## [What is expected]
Skip the pictures. Transcribe the rest of the data below without changing a word.

_ _ _

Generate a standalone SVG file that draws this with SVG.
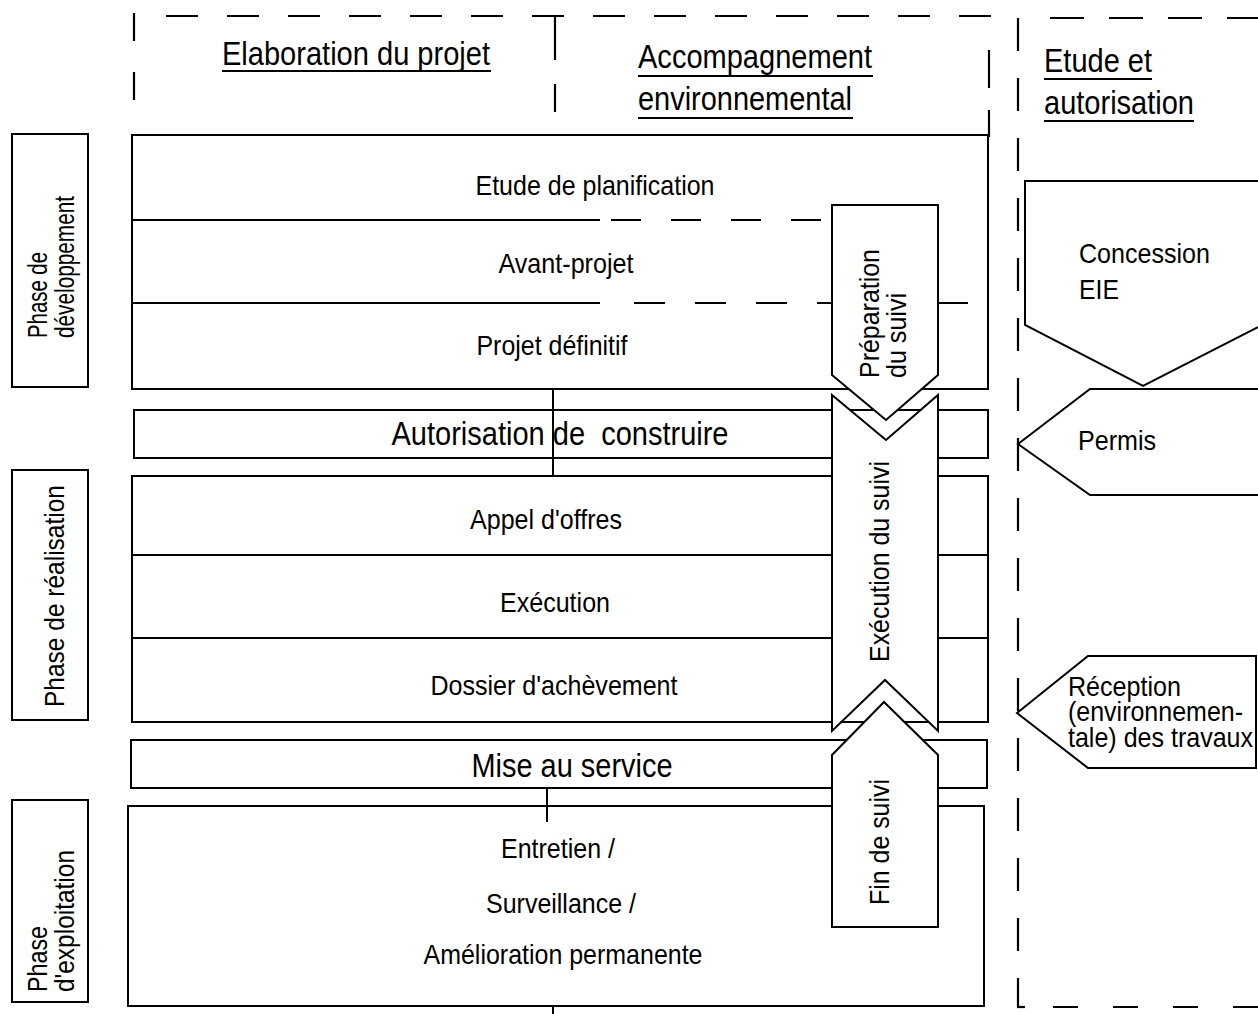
<svg xmlns="http://www.w3.org/2000/svg" width="1258" height="1014" viewBox="0 0 1258 1014">
<defs>
<style>
.t{font-family:"Liberation Sans",Arial,sans-serif;fill:#000;font-size:28px}
.h{font-size:34px}
.m{text-anchor:middle}
.box{fill:#fff;stroke:#000;stroke-width:2}
.ln{stroke:#000;stroke-width:2;fill:none}
.dash{stroke:#000;stroke-width:2.2;fill:none}
</style>
</defs>
<rect width="1258" height="1014" fill="#fff"/>

<g id="frames">
  <line class="dash" x1="166" y1="16" x2="992" y2="16" stroke-dasharray="32 29"/>
  <line class="dash" x1="134" y1="13" x2="134" y2="102" stroke-dasharray="28 31"/>
  <line class="dash" x1="555" y1="17" x2="555" y2="112" stroke-dasharray="43 24"/>
  <line class="dash" x1="989" y1="50" x2="989" y2="137" stroke-dasharray="38 22"/>
  <line class="dash" x1="1018" y1="18" x2="1018" y2="1007" stroke-dasharray="33 27"/>
  <line class="dash" x1="1050" y1="18" x2="1258" y2="18" stroke-dasharray="34 25"/>
  <line class="dash" x1="1017" y1="1007" x2="1025" y2="1007"/>
  <line class="dash" x1="1053" y1="1007" x2="1258" y2="1007" stroke-dasharray="25 35"/>
</g>

<g id="headers">
  <text class="t h" x="222" y="65" textLength="268" lengthAdjust="spacingAndGlyphs">Elaboration du projet</text>
  <line class="ln" x1="222" y1="71" x2="491" y2="71"/>
  <text class="t h" x="638" y="68" textLength="234" lengthAdjust="spacingAndGlyphs">Accompagnement</text>
  <line class="ln" x1="638" y1="76" x2="873" y2="76"/>
  <text class="t h" x="638" y="110" textLength="214" lengthAdjust="spacingAndGlyphs">environnemental</text>
  <line class="ln" x1="638" y1="118" x2="853" y2="118"/>
  <text class="t h" x="1044" y="72" textLength="108" lengthAdjust="spacingAndGlyphs">Etude et</text>
  <line class="ln" x1="1044" y1="79" x2="1152" y2="79"/>
  <text class="t h" x="1044" y="114" textLength="150" lengthAdjust="spacingAndGlyphs">autorisation</text>
  <line class="ln" x1="1044" y1="121" x2="1194" y2="121"/>
</g>

<g id="phase-developpement">
  <rect class="box" x="12" y="134" width="76" height="253"/>
  <text class="t" transform="translate(47,338) rotate(-90)" textLength="86" lengthAdjust="spacingAndGlyphs">Phase de</text>
  <text class="t" transform="translate(74,338) rotate(-90)" textLength="142" lengthAdjust="spacingAndGlyphs">développement</text>
</g>
<g id="phase-realisation">
  <rect class="box" x="12" y="470" width="76" height="250"/>
  <text class="t" transform="translate(64,707) rotate(-90)" textLength="222" lengthAdjust="spacingAndGlyphs">Phase de réalisation</text>
</g>
<g id="phase-exploitation">
  <rect class="box" x="12" y="800" width="76" height="202"/>
  <text class="t" transform="translate(47,992) rotate(-90)" textLength="66" lengthAdjust="spacingAndGlyphs">Phase</text>
  <text class="t" transform="translate(74,992) rotate(-90)" textLength="142" lengthAdjust="spacingAndGlyphs">d'exploitation</text>
</g>

<g id="developpement">
  <rect class="box" x="132" y="135" width="856" height="254"/>
  <line class="ln" x1="132" y1="220" x2="600" y2="220"/>
  <line class="dash" x1="611" y1="220" x2="938" y2="220" stroke-dasharray="30 30"/>
  <line class="ln" x1="132" y1="303" x2="600" y2="303"/>
  <line class="dash" x1="634" y1="303" x2="968" y2="303" stroke-dasharray="31 30"/>
  <text class="t m" x="595" y="195" textLength="239" lengthAdjust="spacingAndGlyphs">Etude de planification</text>
  <text class="t m" x="566" y="273" textLength="135" lengthAdjust="spacingAndGlyphs">Avant-projet</text>
  <text class="t m" x="552" y="355" textLength="151" lengthAdjust="spacingAndGlyphs">Projet définitif</text>
</g>

<g id="autorisation">
  <rect class="box" x="134" y="410" width="854" height="48"/>
  <text class="t h m" x="560" y="445" xml:space="preserve" textLength="337" lengthAdjust="spacingAndGlyphs">Autorisation de  construire</text>
</g>

<g id="realisation">
  <rect class="box" x="132" y="476" width="856" height="246"/>
  <line class="ln" x1="132" y1="555" x2="988" y2="555"/>
  <line class="ln" x1="132" y1="638" x2="988" y2="638"/>
  <text class="t m" x="546" y="529" textLength="152" lengthAdjust="spacingAndGlyphs">Appel d'offres</text>
  <text class="t m" x="555" y="612" textLength="110" lengthAdjust="spacingAndGlyphs">Exécution</text>
  <text class="t m" x="554" y="695" textLength="247" lengthAdjust="spacingAndGlyphs">Dossier d'achèvement</text>
</g>

<g id="mise-au-service">
  <rect class="box" x="131" y="740" width="856" height="48"/>
  <text class="t h m" x="572" y="777" textLength="201" lengthAdjust="spacingAndGlyphs">Mise au service</text>
</g>

<g id="exploitation">
  <rect class="box" x="128" y="806" width="856" height="200"/>
  <text class="t m" x="558" y="858" textLength="114" lengthAdjust="spacingAndGlyphs">Entretien /</text>
  <text class="t m" x="561" y="913" textLength="150" lengthAdjust="spacingAndGlyphs">Surveillance /</text>
  <text class="t m" x="563" y="964" textLength="279" lengthAdjust="spacingAndGlyphs">Amélioration permanente</text>
</g>

<g id="connectors">
  <line class="ln" x1="553" y1="389" x2="553" y2="476"/>
  <line class="ln" x1="547" y1="788" x2="547" y2="822"/>
  <line class="ln" x1="553" y1="1006" x2="553" y2="1014"/>
</g>

<g id="execution-suivi">
  <polygon class="box" points="832,395 886,440 938,395 938,731 885,680 832,731"/>
  <text class="t" transform="translate(889,662) rotate(-90)" textLength="201" lengthAdjust="spacingAndGlyphs">Exécution du suivi</text>
</g>
<g id="preparation-suivi">
  <polygon class="box" points="832,205 938,205 938,375 886,420 832,375"/>
  <text class="t" transform="translate(879,378) rotate(-90)" textLength="129" lengthAdjust="spacingAndGlyphs">Préparation</text>
  <text class="t" transform="translate(906,378) rotate(-90)" textLength="85" lengthAdjust="spacingAndGlyphs">du suivi</text>
</g>
<g id="fin-suivi">
  <polygon class="box" points="832,927 832,755 884,702 938,755 938,927"/>
  <text class="t" transform="translate(889,905) rotate(-90)" textLength="126" lengthAdjust="spacingAndGlyphs">Fin de suivi</text>
</g>

<g id="concession-eie">
  <polygon class="box" points="1025,181 1262,181 1262,325 1143,386 1025,325"/>
  <text class="t" x="1079" y="263" textLength="131" lengthAdjust="spacingAndGlyphs">Concession</text>
  <text class="t" x="1079" y="299" textLength="40" lengthAdjust="spacingAndGlyphs">EIE</text>
</g>
<g id="permis">
  <polygon class="box" points="1018,444 1090,389 1262,389 1262,495 1090,495"/>
  <text class="t" x="1078" y="450" textLength="78" lengthAdjust="spacingAndGlyphs">Permis</text>
</g>
<g id="reception">
  <polygon class="box" points="1017,713 1088,656 1256,656 1256,768 1088,768"/>
  <text class="t" x="1068" y="696" textLength="113" lengthAdjust="spacingAndGlyphs">Réception</text>
  <text class="t" x="1068" y="721" textLength="175" lengthAdjust="spacingAndGlyphs">(environnemen-</text>
  <text class="t" x="1068" y="747" textLength="185" lengthAdjust="spacingAndGlyphs">tale) des travaux</text>
</g>
</svg>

_ _ _

## [Exercise solution]
Generate a standalone SVG file that draws this with SVG.
<svg xmlns="http://www.w3.org/2000/svg" width="1258" height="1014" viewBox="0 0 1258 1014">
<defs>
<style>
.t{font-family:"Liberation Sans",Arial,sans-serif;fill:#000;font-size:28px}
.h{font-size:34px}
.m{text-anchor:middle}
.box{fill:#fff;stroke:#000;stroke-width:2}
.ln{stroke:#000;stroke-width:2;fill:none}
.dash{stroke:#000;stroke-width:2.2;fill:none}
</style>
</defs>
<rect width="1258" height="1014" fill="#fff"/>

<g id="frames">
  <line class="dash" x1="166" y1="16" x2="992" y2="16" stroke-dasharray="32 29"/>
  <line class="dash" x1="134" y1="13" x2="134" y2="102" stroke-dasharray="28 31"/>
  <line class="dash" x1="555" y1="17" x2="555" y2="112" stroke-dasharray="43 24"/>
  <line class="dash" x1="989" y1="50" x2="989" y2="137" stroke-dasharray="38 22"/>
  <line class="dash" x1="1018" y1="18" x2="1018" y2="1007" stroke-dasharray="33 27"/>
  <line class="dash" x1="1050" y1="18" x2="1258" y2="18" stroke-dasharray="34 25"/>
  <line class="dash" x1="1017" y1="1007" x2="1025" y2="1007"/>
  <line class="dash" x1="1053" y1="1007" x2="1258" y2="1007" stroke-dasharray="25 35"/>
</g>

<g id="headers">
  <text class="t h" x="222" y="65" textLength="268" lengthAdjust="spacingAndGlyphs">Elaboration du projet</text>
  <line class="ln" x1="222" y1="71" x2="491" y2="71"/>
  <text class="t h" x="638" y="68" textLength="234" lengthAdjust="spacingAndGlyphs">Accompagnement</text>
  <line class="ln" x1="638" y1="76" x2="873" y2="76"/>
  <text class="t h" x="638" y="110" textLength="214" lengthAdjust="spacingAndGlyphs">environnemental</text>
  <line class="ln" x1="638" y1="118" x2="853" y2="118"/>
  <text class="t h" x="1044" y="72" textLength="108" lengthAdjust="spacingAndGlyphs">Etude et</text>
  <line class="ln" x1="1044" y1="79" x2="1152" y2="79"/>
  <text class="t h" x="1044" y="114" textLength="150" lengthAdjust="spacingAndGlyphs">autorisation</text>
  <line class="ln" x1="1044" y1="121" x2="1194" y2="121"/>
</g>

<g id="phase-developpement">
  <rect class="box" x="12" y="134" width="76" height="253"/>
  <text class="t" transform="translate(47,338) rotate(-90)" textLength="86" lengthAdjust="spacingAndGlyphs">Phase de</text>
  <text class="t" transform="translate(74,338) rotate(-90)" textLength="142" lengthAdjust="spacingAndGlyphs">développement</text>
</g>
<g id="phase-realisation">
  <rect class="box" x="12" y="470" width="76" height="250"/>
  <text class="t" transform="translate(64,707) rotate(-90)" textLength="222" lengthAdjust="spacingAndGlyphs">Phase de réalisation</text>
</g>
<g id="phase-exploitation">
  <rect class="box" x="12" y="800" width="76" height="202"/>
  <text class="t" transform="translate(47,992) rotate(-90)" textLength="66" lengthAdjust="spacingAndGlyphs">Phase</text>
  <text class="t" transform="translate(74,992) rotate(-90)" textLength="142" lengthAdjust="spacingAndGlyphs">d'exploitation</text>
</g>

<g id="developpement">
  <rect class="box" x="132" y="135" width="856" height="254"/>
  <line class="ln" x1="132" y1="220" x2="600" y2="220"/>
  <line class="dash" x1="611" y1="220" x2="938" y2="220" stroke-dasharray="30 30"/>
  <line class="ln" x1="132" y1="303" x2="600" y2="303"/>
  <line class="dash" x1="634" y1="303" x2="968" y2="303" stroke-dasharray="31 30"/>
  <text class="t m" x="595" y="195" textLength="239" lengthAdjust="spacingAndGlyphs">Etude de planification</text>
  <text class="t m" x="566" y="273" textLength="135" lengthAdjust="spacingAndGlyphs">Avant-projet</text>
  <text class="t m" x="552" y="355" textLength="151" lengthAdjust="spacingAndGlyphs">Projet définitif</text>
</g>

<g id="autorisation">
  <rect class="box" x="134" y="410" width="854" height="48"/>
  <text class="t h m" x="560" y="445" xml:space="preserve" textLength="337" lengthAdjust="spacingAndGlyphs">Autorisation de  construire</text>
</g>

<g id="realisation">
  <rect class="box" x="132" y="476" width="856" height="246"/>
  <line class="ln" x1="132" y1="555" x2="988" y2="555"/>
  <line class="ln" x1="132" y1="638" x2="988" y2="638"/>
  <text class="t m" x="546" y="529" textLength="152" lengthAdjust="spacingAndGlyphs">Appel d'offres</text>
  <text class="t m" x="555" y="612" textLength="110" lengthAdjust="spacingAndGlyphs">Exécution</text>
  <text class="t m" x="554" y="695" textLength="247" lengthAdjust="spacingAndGlyphs">Dossier d'achèvement</text>
</g>

<g id="mise-au-service">
  <rect class="box" x="131" y="740" width="856" height="48"/>
  <text class="t h m" x="572" y="777" textLength="201" lengthAdjust="spacingAndGlyphs">Mise au service</text>
</g>

<g id="exploitation">
  <rect class="box" x="128" y="806" width="856" height="200"/>
  <text class="t m" x="558" y="858" textLength="114" lengthAdjust="spacingAndGlyphs">Entretien /</text>
  <text class="t m" x="561" y="913" textLength="150" lengthAdjust="spacingAndGlyphs">Surveillance /</text>
  <text class="t m" x="563" y="964" textLength="279" lengthAdjust="spacingAndGlyphs">Amélioration permanente</text>
</g>

<g id="connectors">
  <line class="ln" x1="553" y1="389" x2="553" y2="476"/>
  <line class="ln" x1="547" y1="788" x2="547" y2="822"/>
  <line class="ln" x1="553" y1="1006" x2="553" y2="1014"/>
</g>

<g id="execution-suivi">
  <polygon class="box" points="832,395 886,440 938,395 938,731 885,680 832,731"/>
  <text class="t" transform="translate(889,662) rotate(-90)" textLength="201" lengthAdjust="spacingAndGlyphs">Exécution du suivi</text>
</g>
<g id="preparation-suivi">
  <polygon class="box" points="832,205 938,205 938,375 886,420 832,375"/>
  <text class="t" transform="translate(879,378) rotate(-90)" textLength="129" lengthAdjust="spacingAndGlyphs">Préparation</text>
  <text class="t" transform="translate(906,378) rotate(-90)" textLength="85" lengthAdjust="spacingAndGlyphs">du suivi</text>
</g>
<g id="fin-suivi">
  <polygon class="box" points="832,927 832,755 884,702 938,755 938,927"/>
  <text class="t" transform="translate(889,905) rotate(-90)" textLength="126" lengthAdjust="spacingAndGlyphs">Fin de suivi</text>
</g>

<g id="concession-eie">
  <polygon class="box" points="1025,181 1262,181 1262,325 1143,386 1025,325"/>
  <text class="t" x="1079" y="263" textLength="131" lengthAdjust="spacingAndGlyphs">Concession</text>
  <text class="t" x="1079" y="299" textLength="40" lengthAdjust="spacingAndGlyphs">EIE</text>
</g>
<g id="permis">
  <polygon class="box" points="1018,444 1090,389 1262,389 1262,495 1090,495"/>
  <text class="t" x="1078" y="450" textLength="78" lengthAdjust="spacingAndGlyphs">Permis</text>
</g>
<g id="reception">
  <polygon class="box" points="1017,713 1088,656 1256,656 1256,768 1088,768"/>
  <text class="t" x="1068" y="696" textLength="113" lengthAdjust="spacingAndGlyphs">Réception</text>
  <text class="t" x="1068" y="721" textLength="175" lengthAdjust="spacingAndGlyphs">(environnemen-</text>
  <text class="t" x="1068" y="747" textLength="185" lengthAdjust="spacingAndGlyphs">tale) des travaux</text>
</g>
</svg>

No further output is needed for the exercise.